MATERIAL >>

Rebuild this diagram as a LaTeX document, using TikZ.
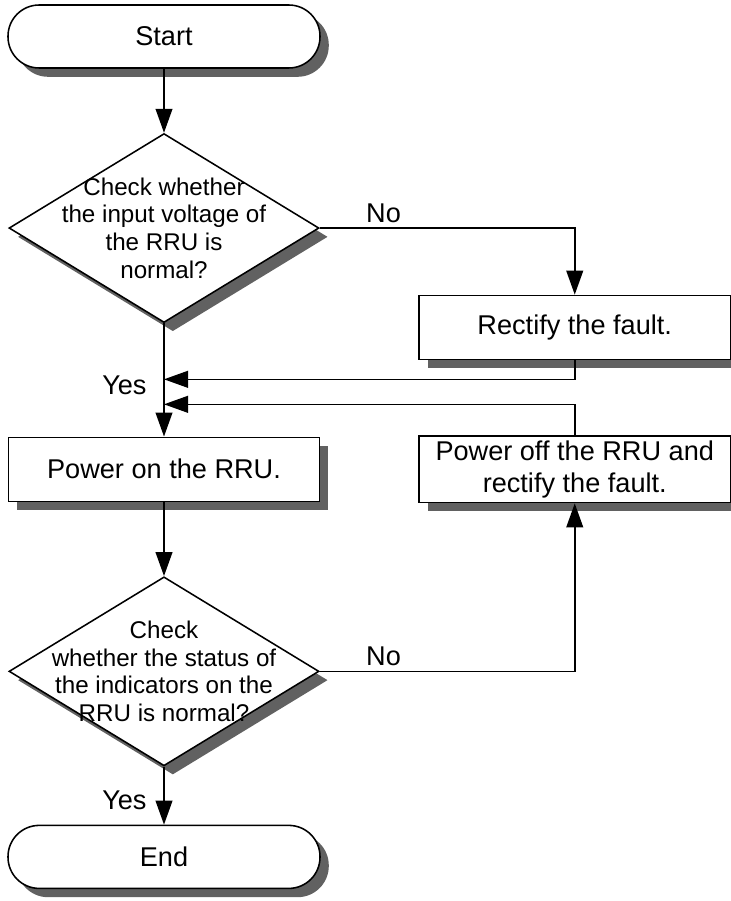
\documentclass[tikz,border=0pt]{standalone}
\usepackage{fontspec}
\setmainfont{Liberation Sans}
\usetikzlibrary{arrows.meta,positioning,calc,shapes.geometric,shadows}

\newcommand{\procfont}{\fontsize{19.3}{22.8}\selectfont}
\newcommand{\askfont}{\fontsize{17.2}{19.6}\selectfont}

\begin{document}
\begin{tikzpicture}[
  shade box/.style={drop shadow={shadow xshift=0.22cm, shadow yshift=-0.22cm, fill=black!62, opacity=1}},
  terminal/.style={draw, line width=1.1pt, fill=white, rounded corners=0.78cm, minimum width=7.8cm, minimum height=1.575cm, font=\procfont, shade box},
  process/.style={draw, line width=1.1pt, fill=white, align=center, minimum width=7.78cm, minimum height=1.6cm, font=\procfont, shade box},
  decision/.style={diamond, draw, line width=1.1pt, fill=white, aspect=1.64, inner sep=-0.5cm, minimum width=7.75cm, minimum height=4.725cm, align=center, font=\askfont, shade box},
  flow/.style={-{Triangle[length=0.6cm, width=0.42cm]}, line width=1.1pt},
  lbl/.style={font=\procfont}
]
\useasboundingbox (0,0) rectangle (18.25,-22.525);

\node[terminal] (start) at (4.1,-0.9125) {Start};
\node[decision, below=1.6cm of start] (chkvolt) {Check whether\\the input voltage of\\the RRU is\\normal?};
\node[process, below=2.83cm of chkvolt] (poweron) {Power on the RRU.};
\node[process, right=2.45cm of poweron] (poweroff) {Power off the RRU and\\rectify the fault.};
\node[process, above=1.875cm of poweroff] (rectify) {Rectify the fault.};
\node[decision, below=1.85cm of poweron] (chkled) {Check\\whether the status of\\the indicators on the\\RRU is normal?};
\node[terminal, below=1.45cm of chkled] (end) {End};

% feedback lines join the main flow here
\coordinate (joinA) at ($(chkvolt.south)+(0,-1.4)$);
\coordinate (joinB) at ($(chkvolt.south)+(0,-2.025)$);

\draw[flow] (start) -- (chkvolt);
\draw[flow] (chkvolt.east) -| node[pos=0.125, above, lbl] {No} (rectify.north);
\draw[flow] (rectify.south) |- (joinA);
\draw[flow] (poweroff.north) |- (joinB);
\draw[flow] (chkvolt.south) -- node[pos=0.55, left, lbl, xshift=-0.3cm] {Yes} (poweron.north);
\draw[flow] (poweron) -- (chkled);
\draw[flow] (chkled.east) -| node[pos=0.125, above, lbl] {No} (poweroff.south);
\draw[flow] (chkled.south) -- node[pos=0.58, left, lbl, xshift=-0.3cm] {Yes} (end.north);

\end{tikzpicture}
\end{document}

GIVEN INSTRUCTION >>
Repeat the material above in full and exactly, omitting the pictures.

WORKED ANSWER >>
Rebuild this diagram as a LaTeX document, using TikZ.
\documentclass[tikz,border=0pt]{standalone}
\usepackage{fontspec}
\setmainfont{Liberation Sans}
\usetikzlibrary{arrows.meta,positioning,calc,shapes.geometric,shadows}

\newcommand{\procfont}{\fontsize{19.3}{22.8}\selectfont}
\newcommand{\askfont}{\fontsize{17.2}{19.6}\selectfont}

\begin{document}
\begin{tikzpicture}[
  shade box/.style={drop shadow={shadow xshift=0.22cm, shadow yshift=-0.22cm, fill=black!62, opacity=1}},
  terminal/.style={draw, line width=1.1pt, fill=white, rounded corners=0.78cm, minimum width=7.8cm, minimum height=1.575cm, font=\procfont, shade box},
  process/.style={draw, line width=1.1pt, fill=white, align=center, minimum width=7.78cm, minimum height=1.6cm, font=\procfont, shade box},
  decision/.style={diamond, draw, line width=1.1pt, fill=white, aspect=1.64, inner sep=-0.5cm, minimum width=7.75cm, minimum height=4.725cm, align=center, font=\askfont, shade box},
  flow/.style={-{Triangle[length=0.6cm, width=0.42cm]}, line width=1.1pt},
  lbl/.style={font=\procfont}
]
\useasboundingbox (0,0) rectangle (18.25,-22.525);

\node[terminal] (start) at (4.1,-0.9125) {Start};
\node[decision, below=1.6cm of start] (chkvolt) {Check whether\\the input voltage of\\the RRU is\\normal?};
\node[process, below=2.83cm of chkvolt] (poweron) {Power on the RRU.};
\node[process, right=2.45cm of poweron] (poweroff) {Power off the RRU and\\rectify the fault.};
\node[process, above=1.875cm of poweroff] (rectify) {Rectify the fault.};
\node[decision, below=1.85cm of poweron] (chkled) {Check\\whether the status of\\the indicators on the\\RRU is normal?};
\node[terminal, below=1.45cm of chkled] (end) {End};

% feedback lines join the main flow here
\coordinate (joinA) at ($(chkvolt.south)+(0,-1.4)$);
\coordinate (joinB) at ($(chkvolt.south)+(0,-2.025)$);

\draw[flow] (start) -- (chkvolt);
\draw[flow] (chkvolt.east) -| node[pos=0.125, above, lbl] {No} (rectify.north);
\draw[flow] (rectify.south) |- (joinA);
\draw[flow] (poweroff.north) |- (joinB);
\draw[flow] (chkvolt.south) -- node[pos=0.55, left, lbl, xshift=-0.3cm] {Yes} (poweron.north);
\draw[flow] (poweron) -- (chkled);
\draw[flow] (chkled.east) -| node[pos=0.125, above, lbl] {No} (poweroff.south);
\draw[flow] (chkled.south) -- node[pos=0.58, left, lbl, xshift=-0.3cm] {Yes} (end.north);

\end{tikzpicture}
\end{document}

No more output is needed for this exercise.